There is also still a lot of potential upside within Coles. It is only just starting to expand its network after focusing on improving the productivity of its existing stores, and has converted only about half its network to new formats.

Nevertheless, the trend of quarterly uplifts in Woolworths’ food and liquor growth rates across the bigger base created by the massive expansion of the store network (29 stores were added in the third quarter alone) says that there is momentum in the group’s performance. In addition, there is further upside in its online strategies and its increased focus on leveraging its customer insights and loyalty program.

Online sales weren’t disclosed but Woolworths did say they increased more than 50 per cent and that its ‘click and collect’ sales more than doubled.

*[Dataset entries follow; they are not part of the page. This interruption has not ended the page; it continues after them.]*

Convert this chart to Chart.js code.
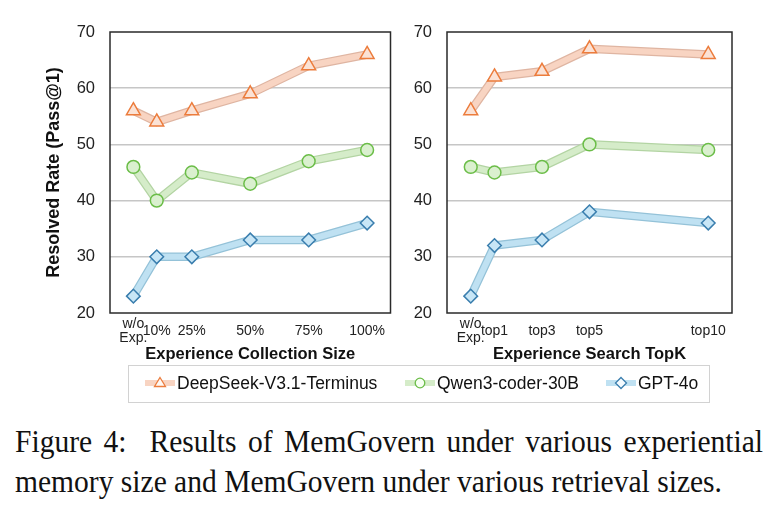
<!DOCTYPE html>
<html><head><meta charset="utf-8">
<script src="https://cdn.jsdelivr.net/npm/chart.js@4.4.1/dist/chart.umd.min.js"></script>
<style>
body{margin:0;background:#fff;width:779px;height:513px;overflow:hidden;position:relative;font-family:"Liberation Sans",Arial,sans-serif;color:#111;}
canvas{position:absolute;top:0;}
#c1{left:0;}
#c2{left:395px;}
#legbox{position:absolute;left:128px;top:365px;width:582px;height:38px;border:1px solid #d2d2d2;box-sizing:border-box;}
.li{position:absolute;top:370px;height:26px;display:flex;align-items:center;font-size:17.5px;white-space:nowrap;}
.li svg{display:block;margin-right:2px;}
.cap{position:absolute;left:15px;font-family:"Liberation Serif","Times New Roman",serif;font-size:32px;line-height:30px;white-space:nowrap;transform-origin:0 0;color:#111;}
</style></head>
<body>
<canvas id="c1" width="400" height="366"></canvas>
<canvas id="c2" width="384" height="366"></canvas>
<div id="legbox"></div>
<div id="leg"></div>
<div id="cap1" class="cap">Figure 4:&nbsp; Results of MemGovern under various experiential</div>
<div id="cap2" class="cap">memory size and MemGovern under various retrieval sizes.</div>
<script>
// ---- data ----
const seriesNames = ['DeepSeek-V3.1-Terminus', 'Qwen3-coder-30B', 'GPT-4o'];

const leftX = [0, 10, 25, 50, 75, 100];
const leftLabels = [['w/o', 'Exp.'], '10%', '25%', '50%', '75%', '100%'];
const leftDeepSeek = [56, 54, 56, 59, 64, 66];
const leftQwen = [46, 40, 45, 43, 47, 49];
const leftGPT = [23, 30, 30, 33, 33, 36];

const rightX = [0, 1, 3, 5, 10];
const rightLabels = [['w/o', 'Exp.'], 'top1', 'top3', 'top5', 'top10'];
const rightDeepSeek = [56, 62, 63, 67, 66];
const rightQwen = [46, 45, 46, 50, 49];
const rightGPT = [23, 32, 33, 38, 36];

const yTicks = [20, 30, 40, 50, 60, 70];

// ---- styles ----
const styles = [
  {line:'#f8d4c2', edge:'#dfb5a2', pt:'triangle', r:8, fill:'#fbe2d5', border:'#ec7c3c'},
  {line:'#d5ecc9', edge:'#b3d4a3', pt:'circle', r:6.4, fill:'#daf0cf', border:'#6bbd48'},
  {line:'#bfe1f2', edge:'#94c2d8', pt:'rectRot', r:6.8, fill:'#c8e6f6', border:'#3a7eae'}
];

function makeDatasets(xs, seriesList){
  const ds = [];
  seriesList.forEach((vals, i) => {
    const s = styles[i];
    const data = xs.map((x, j) => ({x: x, y: vals[j]}));
    ds.push({label: seriesNames[i] + ' edge', data, borderColor: s.edge, borderWidth: 8.5,
      pointRadius: 0, fill: false, order: 10, tension: 0});
    ds.push({label: seriesNames[i], data, borderColor: s.line, borderWidth: 6,
      pointStyle: s.pt, pointRadius: s.r, pointBackgroundColor: s.fill,
      pointBorderColor: s.border, pointBorderWidth: 1.5, fill: false, order: 1, tension: 0});
  });
  return ds;
}

const boxPlugin = {
  id: 'box',
  beforeDatasetsDraw(chart){
    const {ctx, chartArea: a} = chart;
    ctx.save();
    ctx.strokeStyle = '#2a2a2a';
    ctx.lineWidth = 1.5;
    ctx.strokeRect(a.left, a.top, a.right - a.left, a.bottom - a.top);
    ctx.restore();
  }
};

function makeChart(id, xs, labels, seriesList, xmin, xmax, xTitle, yTitle, pad, yWidth){
  return new Chart(document.getElementById(id), {
    type: 'line',
    data: {datasets: makeDatasets(xs, seriesList)},
    plugins: [boxPlugin],
    options: {
      responsive: false, animation: false, devicePixelRatio: 1,
      layout: {padding: pad},
      plugins: {legend: {display: false}, tooltip: {enabled: false}},
      scales: {
        x: {
          type: 'linear', min: xmin, max: xmax,
          afterBuildTicks: (sc) => { sc.ticks = xs.map(v => ({value: v})); },
          afterFit: (sc) => { sc.height = 53; },
          grid: {display: false, drawTicks: false},
          border: {display: false},
          ticks: {autoSkip: false, maxRotation: 0, minRotation: 0, padding: 11.5,
            crossAlign: 'center',
            font: {family: 'Liberation Sans', size: 14, lineHeight: 1.0}, color: '#222',
            callback: (v, i) => labels[i]},
          title: {display: true, text: xTitle, color: '#111',
            font: {family: 'Liberation Sans', size: 16.5, weight: 'bold'}, padding: {top: 2, bottom: 2}}
        },
        y: {
          min: 20, max: 70,
          afterBuildTicks: (sc) => { sc.ticks = yTicks.map(v => ({value: v})); },
          afterFit: (sc) => { sc.width = yWidth; },
          grid: {drawTicks: false, lineWidth: 1.5,
            color: (c) => (c.tick && (c.tick.value === 20 || c.tick.value === 70)) ? 'rgba(0,0,0,0)' : '#c6c6c6'},
          border: {display: false},
          ticks: {padding: 15, color: '#222', font: {family: 'Liberation Sans', size: 16.5}},
          title: {display: !!yTitle, text: yTitle || '', color: '#111',
            font: {family: 'Liberation Sans', size: 18, weight: 'bold'}, padding: {top: 4, bottom: 4}}
        }
      }
    }
  });
}

makeChart('c1', leftX, leftLabels, [leftDeepSeek, leftQwen, leftGPT], -10, 110,
  'Experience Collection Size', 'Resolved Rate (Pass@1)', {left: 39, right: 5, top: 32, bottom: 0}, 71);
makeChart('c2', rightX, rightLabels, [rightDeepSeek, rightQwen, rightGPT], -1, 11,
  'Experience Search TopK', null, {left: 0, right: 47, top: 32, bottom: 0}, 52);

// ---- legend ----
function markerSvg(s){
  let m = '';
  if (s.pt === 'triangle') m = `<polygon points="15,6.5 20.5,15.5 9.5,15.5" fill="#fff8f4" stroke="${s.border}" stroke-width="1.3"/>`;
  else if (s.pt === 'circle') m = `<circle cx="15" cy="12" r="4.8" fill="#f6fff2" stroke="${s.border}" stroke-width="1.3"/>`;
  else m = `<polygon points="15,6.5 20.5,12 15,17.5 9.5,12" fill="#f4fbff" stroke="${s.border}" stroke-width="1.3"/>`;
  return `<svg width="30" height="24" viewBox="0 0 30 24"><line x1="0" y1="12" x2="30" y2="12" stroke="${s.line}" stroke-width="6"/>${m}</svg>`;
}
const legPos = [145, 405, 606];
const leg = document.getElementById('leg');
seriesNames.forEach((n, i) => {
  const d = document.createElement('div');
  d.className = 'li';
  d.style.left = legPos[i] + 'px';
  d.innerHTML = markerSvg(styles[i]) + '<span>' + n + '</span>';
  leg.appendChild(d);
});

// ---- caption ----
const c1 = document.getElementById('cap1'), c2 = document.getElementById('cap2');
const w2 = c2.getBoundingClientRect().width;
const sc = 707 / w2;
c2.style.transform = `scaleX(${sc})`;
c2.style.top = '466px';
c1.style.whiteSpace = 'normal';
c1.style.width = (748 / sc) + 'px';
c1.style.textAlign = 'justify';
c1.style.textAlignLast = 'justify';
c1.style.transform = `scaleX(${sc})`;
c1.style.top = '426px';
</script>
</body></html>
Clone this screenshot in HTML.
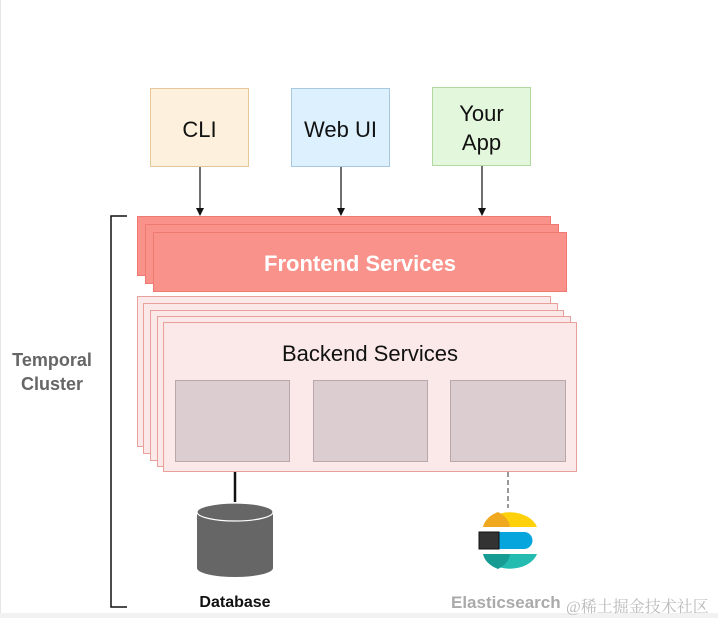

O’Brien, however, still has problems within the Big W discount department store business, where comparable store sales were down 5.9 per cent (Easter-adjusted) in the quarter. The business is undergoing a major transformation and will get a new managing director, senior UK retailer Alistair McGeorge, in June.

The discount department store sector remains fiercely competitive within a soft external environment. The impact of the volume-driven Kmart model of focused low prices has been exacerbated by the restructuring of its Wesfarmers’ sibling, Target, and that brand’s shift towards lower price points. Woolworths estimated that price deflation for the quarter was 3.4 per cent.

On Tuesday, the most impressive performance within Wesfarmers’ retail portfolio came from its Bunnings hardware business, which lifted comparable stores sales 7.8 per cent and its total sales by 12.3 per cent.

Woolworths' hardware business is still very much in start-up mode but is starting to develop some scale. With 45 Masters stores trading by the end of the quarter, the business generated $179 million of sales, up 39.8 per cent. Sales for the entire home improvement division were up 29 per cent to $374 million.

By the end of the financial year, the joint venture will have added 18 stores in the past year, which will give Woolworths and its joint venture partner Lowe’s about a third of the business’ planned eventual footprint of about 150 stores.

Whether the increasing scale and visibility of the Masters brand is reflected in any significant decrease in its losses, or even their stabilisation, however, will be the critical issue when Woolworths reports its earnings for the year.

The jury is definitely out on whether the decision to try to attack Bunnings’ dominance of the sector was a sensible one. It certainly hasn’t yet impacted Bunnings negatively.